Reasons for Designation
The Cromwell family monument is designated at Grade II for the following principal reasons:
* It commemorates several members of the Cromwell family, descendants of the Lord Protector Oliver Cromwell.
* It is a well-preserved C18 chest tomb with clearly-legible inscriptions.
* It is located within the Grade I registered Bunhill Fields Burial Ground (q.v.), and has group value with the other listed tombs in the south enclosure, and in particular with the adjacent monument to Henry and Hannah Cromwell (q.v.).
Details
635-1/0/10261
BUNHILL FIELDS BURIAL GROUND
Cromwell family monument, South enclosure
21-FEB-11
GV
II
Chest tomb, early C18
LOCATION: 532703.8, 182212.4
MATERIALS: Portland stone with darker stone lid and brick plinth
DESCRIPTION: The monument takes the form of a stone chest with raised and fielded side panels, a moulded lid and base and a plain rectangular plinth. The inscription on the lid records that the monument was originally set up in 1727, by Richard Cromwell in memory of his mother-in-law Eleanor Gatton. Also named are Eleanor, Mary, Hannah and Henry Cromwell - respectively, Richard's daughter, sister, mother and father (the latter two are also commemorated on an adjacent monument.) The name of Eleanor Gracedieu, daughter of the City merchant Sir Bartholomew Gracedieu, is also recorded. The side panels record later interments among the Cromwell family, including those of William, Mary, Elizabeth and Letitia - the latter's date of death, 1789, being the last.

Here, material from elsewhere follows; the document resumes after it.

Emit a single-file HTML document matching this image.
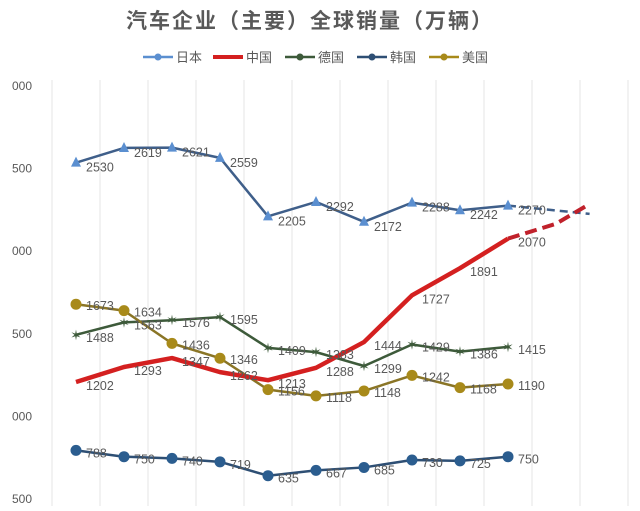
<!DOCTYPE html>
<html><head><meta charset="utf-8"><style>
body{margin:0;background:#fff;width:640px;height:506px;overflow:hidden;font-family:"Liberation Sans","Noto Sans CJK SC",sans-serif}
</style></head><body>
<svg id="c" width="640" height="506" xmlns="http://www.w3.org/2000/svg">
<text x="310" y="28" text-anchor="middle" font-size="21" fill="#595959" font-weight="bold" font-family="Liberation Sans, Noto Sans CJK SC, sans-serif" letter-spacing="2">汽车企业（主要）全球销量（万辆）</text>
<g id="legend"></g>
<g id="grid"></g>
<g id="yaxis"></g>
<g id="series"></g>
</svg>
<script>
const years=[0,1,2,3,4,5,6,7,8,9];
const japan=[2530,2619,2621,2559,2205,2292,2172,2288,2242,2270];
const china=[1202,1293,1347,1262,1213,1288,1444,1727,1891,2070];
const germany=[1488,1563,1576,1595,1409,1383,1299,1429,1386,1415];
const korea=[788,750,740,719,635,667,685,730,725,750];
const usa=[1673,1634,1436,1346,1156,1118,1148,1242,1168,1190];
const japanProj=[2270,2220];
const chinaProj=[2070,2160,2280];
const yTicks=[3000,2500,2000,1500,1000,500];
const yTickLabels=["000","500","000","500","000","500"];
const NS="http://www.w3.org/2000/svg";
function X(i){return 76+i*48;}
function Y(v){return 85+(3000-v)/500*82.6;}
function mk(t,a,p){const e=document.createElementNS(NS,t);for(const k in a)e.setAttribute(k,a[k]);(p||document.getElementById('series')).appendChild(e);return e;}
const grid=document.getElementById('grid');
for(let i=0;i<13;i++){const l=mk('line',{x1:52+i*48,x2:52+i*48,y1:80,y2:506,stroke:'#e4e4e4','stroke-width':1},grid);

}
const ya=document.getElementById('yaxis');
yTicks.forEach((v,i)=>{const t=mk('text',{x:12,y:Y(v)+5,'font-size':12,fill:'#595959'},ya);t.textContent=yTickLabels[i];

});
function line(vals,xs,color,w,dash,name){const pts=vals.map((v,i)=>X(xs[i])+','+Y(v)).join(' ');
const p=mk('polyline',{points:pts,fill:'none',stroke:color,'stroke-width':w,'stroke-dasharray':dash||'none','stroke-linejoin':'round'});

}
function labels(vals,dy,name){vals.forEach((v,i)=>{const t=mk('text',{x:X(i)+10,y:Y(v)+dy,'font-size':12.5,fill:'#595959'});t.textContent=v;

});}
// projections
line(japanProj,[9,10.7],'#3f5f8a',2.5,'8,5','japan-projection');
line(chinaProj,[9,10,10.7],'#c0212b',4,'12,6','china-projection');
line(japan,years,'#3f5f8a',2.5,null,'japan-line');
line(germany,years,'#3d5a3a',2.5,null,'germany-line');
line(usa,years,'#8a7526',2.5,null,'usa-line');
line(korea,years,'#2e4f74',2.5,null,'korea-line');
line(china,years,'#d42020',4.5,null,'china-line');
japan.forEach((v,i)=>{const m=mk('polygon',{points:`${X(i)},${Y(v)-6} ${X(i)-5},${Y(v)+4} ${X(i)+5},${Y(v)+4}`,fill:'#5b8fd0'});

});
germany.forEach((v,i)=>{const m=mk('text',{x:X(i),y:Y(v)+5,'text-anchor':'middle','font-size':14,fill:'#3d5a3a'});m.textContent='✶';

});
usa.forEach((v,i)=>{const m=mk('circle',{cx:X(i),cy:Y(v),r:5.5,fill:'#a88a1a'});

});
korea.forEach((v,i)=>{const m=mk('circle',{cx:X(i),cy:Y(v),r:5.5,fill:'#2b5d8f'});

});
labels(japan,9,'japan-label');labels(china,8,'china-label');labels(germany,7,'germany-label');labels(usa,6,'usa-label');labels(korea,7,'korea-label');
// legend
const lg=document.getElementById('legend');
const leg=[['日本','#5b8fd0',143],['中国','#d42020',213],['德国','#3d5a3a',285],['韩国','#2e4f74',357],['美国','#a88a1a',429]];
leg.forEach(([n,c,x])=>{mk('line',{x1:x,x2:x+30,y1:57,y2:57,stroke:c,'stroke-width':n==='中国'?4:2.5},lg);
mk('circle',{cx:x+15,cy:57,r:n==='中国'?0:3.5,fill:c},lg);
const t=mk('text',{x:x+33,y:62,'font-size':13,fill:'#595959'},lg);t.textContent=n;

});
</script>
</body></html>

HISTORY: Following the restoration of the monarchy in 1660, the fortunes of the Cromwell family declined sharply. Henry Cromwell (1658-1711), the Lord Protector's grandson, was forced to resign his Cambridgeshire estate and seek employment as an army officer; he died whilst on service in Portugal and was buried at Lisbon, his name later being inscribed on the family monuments in Bunhill Fields. His wife Hannah, née Hewling (d.1732), was the daughter of a wealthy London merchant; two of her brothers were officers in the Monmouth Rebellion of 1685, and were later executed despite her celebrated attempt to procure a pardon. Hannah bore ten children, among them Richard (1695-1759) and William (1693-1772), both lawyers.
Bunhill Fields was first enclosed as a burial ground in 1665. Thanks to its location just outside the City boundary, and its independence from any Established place of worship, it became London's principal Nonconformist cemetery, the burial place of John Bunyan, Daniel Defoe, William Blake and other leading religious and intellectual figures. It was closed for burials in 1853, laid out as a public park in 1867, and re-landscaped following war damage by Bridgewater and Shepheard in 1964-5.
SOURCES: James Anderson, Memorable Women of the Puritan Times, vol.2 (1862).
Corporation of London, A History of the Bunhill Fields Burial Ground (1902).
A W Light, Bunhill Fields (London, 1915).
The Genealogy of Oliver Cromwell, http://www.datadirect.org.uk/cromwellcollection/genealogy (retrieved on 9 October 2009)
REASONS FOR DESIGNATION: The Cromwell family monument is listed at Grade II for the following principal reasons:
* It commemorates several members of the Cromwell family, descendants of the Lord Protector Oliver Cromwell.
* It is a well-preserved C18 chest tomb with clearly-legible inscriptions.
* It is located within the Grade I registered Bunhill Fields Burial Ground (q.v.), and has group value with the other listed tombs in the south enclosure, and in particular with the adjacent monument to Henry and Hannah Cromwell (q.v.).